I do hope for more illumination over time. The mandate has been a powerful, difficult experience for the church. In its books, LCWR recognizes its own call to prophecy – both the addresses in Spiritual Leadership for Challenging Times (2014) and the conversations in Transformational Leadership (2015). As the sisters themselves absorb what happened, I hope they will share their experiences and insights.

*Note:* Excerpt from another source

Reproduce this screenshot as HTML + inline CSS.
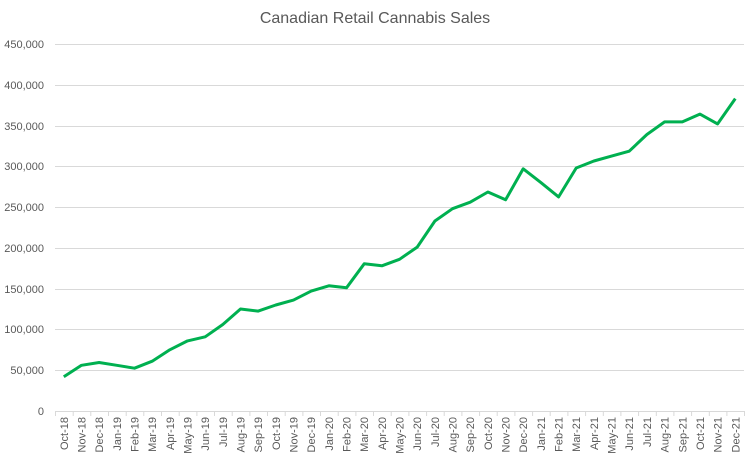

Sister Jeannine is concerned that self-silencing will quell both conversation and truth-telling for LCWR. But the 2015-2022 LCWR Call that came out of the 2014 Assembly – deep into the mandate process – states unequivocally:
"We claim our prophetic role…. We commit ourselves to work with others to nurture a church that is a more inclusive, welcoming community, one that encourages meaningful expressions of faith and spirituality. We seek to bring science, theology, and lived-experience into greater dialogue and desire to create safe, honest places for open exploration of the pressing questions of these times. We have been nourished and sustained by our faith tradition and stand in solidarity with others who long to pass on a vibrant faith and rich tradition to succeeding generations. We desire strengthened relationships between church leaders and the community of the faithful and pray for genuine forgiveness and healing within the Body of Christ.”
LCWR has decades of extraordinary creativity and prayerful discernment to help them figure out how to do these things well, while being mindfully responsible toward the diversity in the newly widened audience for their insights and materials.
LCWR and Sister Jeannine have a lot in common.
- Both want transparency. LCWR emphasized transparency to its 1500 members. Sister Jeanine emphasizes transparency to the public and the media. I think both want church systems and structures to change.
- Both want the church (not only the hierarchy) to be ready, willing, and able to hold respectful and illuminating conversations that enable the church to listen to God's Spirit in all its incarnations.
- Their actions show that both want the church (not only the hierarchy) to live fully the charge of Ephesians 4:1-7: many different gifts, one body, speaking the truth in love.
- Both forged prophetic paths in terrible situations.
Sister Jeannine was freed by speaking out. LCWR was freed by quietly building relationships. The big question for all of us is how to interweave these ways of being. Sister Jeannine's eloquent article keeps that question vivid.
Note: original post on 7/30/15. Revised 8/1 and 8/2/15.